Last Saturday, I brought home a biscuit that had been part of my breakfast at a local Bob Evans restaurant. (The kitchen’s only going to throw it away — why let it go to waste?)

Today I decided to eat it along with the bowl of soup I was having for lunch. I took it out of the refrigerator and tried to break it in half, and found that I’d need a hammer and chisel to get inside it. I considered just dunking it into the soup, like coffee and donuts, but the soup was quite thick, and the biscuit probably wouldn’t absorb enough liquid to make it soft.

BiscuitCropBorder

A little moisture softens a stale biscuit. (Photo credit: Lou Sander)

I tried wrapping it in a napkin and microwaving it for a few seconds, on the theory that the shortening in the biscuit would soften, but it was still rock-hard. So I moistened it with a little water, just with my fingertips, lightly, on the top and bottom, rewrapped it, and nuked it again for ten seconds.

Success!
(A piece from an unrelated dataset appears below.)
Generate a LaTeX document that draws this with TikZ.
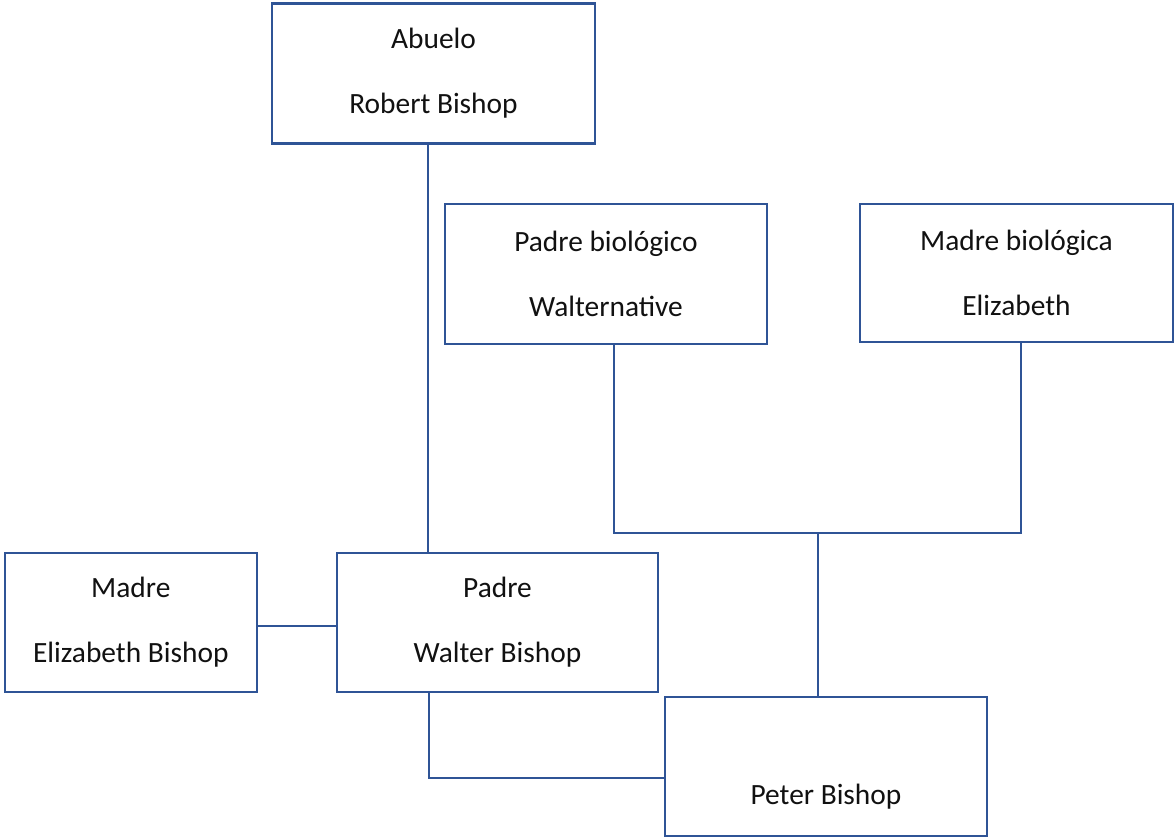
\documentclass[tikz,border=0pt]{standalone}
\usepackage{fontspec}
\setmainfont{Carlito}
\usepackage{xcolor}
\usepackage{tikz}
\usetikzlibrary{positioning, calc}
\definecolor{linea}{HTML}{2F5496}
\definecolor{texto}{HTML}{111111}
\tikzstyle{persona} = [rectangle, draw=linea, line width=1.1pt, fill=white, inner sep=0pt, minimum width=161pt, minimum height=70pt, align=center, text=texto, font=\fontsize{14.7}{18}\selectfont]
\tikzstyle{enlace} = [draw=linea, line width=1.1pt]

\begin{document}
\begin{tikzpicture}[x=0.5pt, y=-0.5pt]
    \useasboundingbox (0,0) rectangle (1175,838);

    % Abuelo
    \node (abuelo) [persona, minimum width=161.5pt] at (433.5,73.5) {Abuelo\\[14.5pt]Robert Bishop};

    % Padres biologicos
    \node (padrebio) [persona] at (606,274) {Padre biológico\\[14.5pt]Walternative};
    \node (madrebio) [persona, minimum width=156.5pt, minimum height=69pt] at (1016.5,273) {Madre biológica\\[14.5pt]Elizabeth};

    % Padres
    \node (padre) [persona, minimum width=160.5pt, minimum height=69.5pt] at (497.5,622.5) {Padre\\[14.5pt]Walter Bishop};
    \node (madre) [persona, left=39pt of padre, minimum width=126pt, minimum height=69.5pt] {Madre\\[14.5pt]Elizabeth Bishop};

    % Hijo
    \node (peter) [persona, minimum height=69.5pt] at (826,766.5) {\mbox{}\\[22.5pt]Peter Bishop};

    % Lineas
    \draw [enlace] ([xshift=-2.75pt]abuelo.south) coordinate (a) -- (a |- padre.north);
    \draw [enlace] ([yshift=-1.75pt]madre.east) -- ([yshift=-1.75pt]padre.west);
    \coordinate (union) at (818,533);
    \draw [enlace] ([xshift=4pt]padrebio.south) |- (union) -| ([xshift=2.25pt]madrebio.south);
    \draw [enlace] (union) -- (union |- peter.north);
    \draw [enlace] ([xshift=-34.25pt]padre.south) |- ([yshift=-5.75pt]peter.west);

\end{tikzpicture}
\end{document}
It hadn’t returned to its original wonderful fall-apart flaky state, but it was as tender as any biscuit I’d pull out of my own oven (I make hockey pucks), and it broke nicely into smaller pieces that went into the soup.

I know this isn’t a Big Thing — one biscuit, more or less, isn’t going to solve the world’s food waste problem. But I ended up with a delicious accompaniment to my lunch, the biscuit didn’t end up in the disposal, and I don’t have to feel guilty about wasting food.